The issue with invasive species is not a new one for Rocky. The park regularly deals with invasive species, including plants and animals, both of which can drastically alter landscapes and wildlife habits and habitat. Elliott noted that volunteer work projects such as this are a major factor in the park’s strategy for combating invasive plants. The reason is unsurprising.
Much like someone’s garden at home, there are few efficient strategies for combating invasive plant species. Park officials have the option of spraying herbicides, but Elliot said that strategy is “much more aggressive” than other measures.
A less aggressive tactic that requires the marshaling of significant labor is to remove exotic plants through what Elliot euphemistically referred to as “mechanical removal.”
When volunteers mechanically remove invasive plants from the park, they accomplish either pull the plants out root and stem or cut the seed heads on the plant. In essence, it’s like pulling weeds. Elliot said the specific strategy often varies depending on the plant.

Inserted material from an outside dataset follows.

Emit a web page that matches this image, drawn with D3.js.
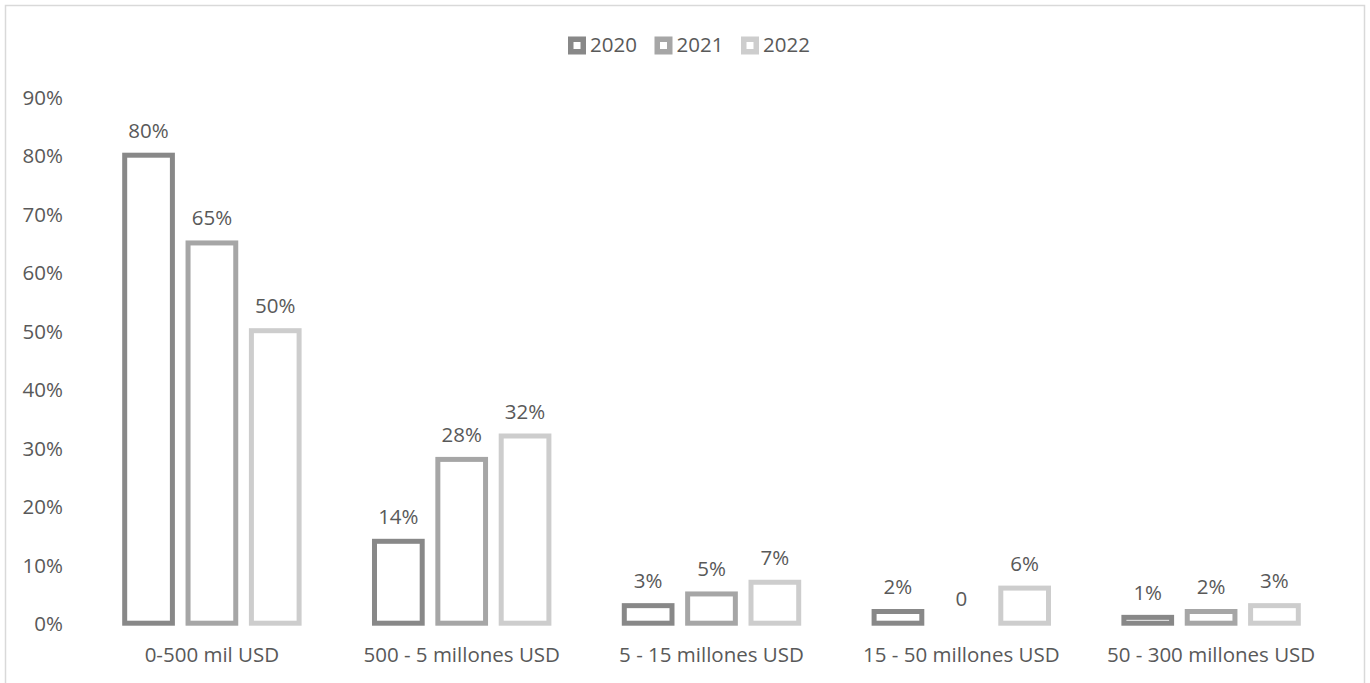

According to Elliot, the specific plants that that will be dealt with this week will be determined by park staff. Elliot noted this is the second year Rocky Mountain Conservancy has helped lead the charge for volunteers for an exotic plant mitigation project near Grand Lake.
“In the past when we have done this project, we have targeted scentless chamomile,” Elliot said.
Elliot said the group’s role within the project is simply logistical and means helping gather volunteers for the work.
“As the conservancy, our mission is to promote stewardship of public lands,” he said. “We see engaging volunteers with this park service mission as hitting both marks.”
The service project will get underway at 9 a.m. Wednesday. The work is expected to last until roughly 1 p.m.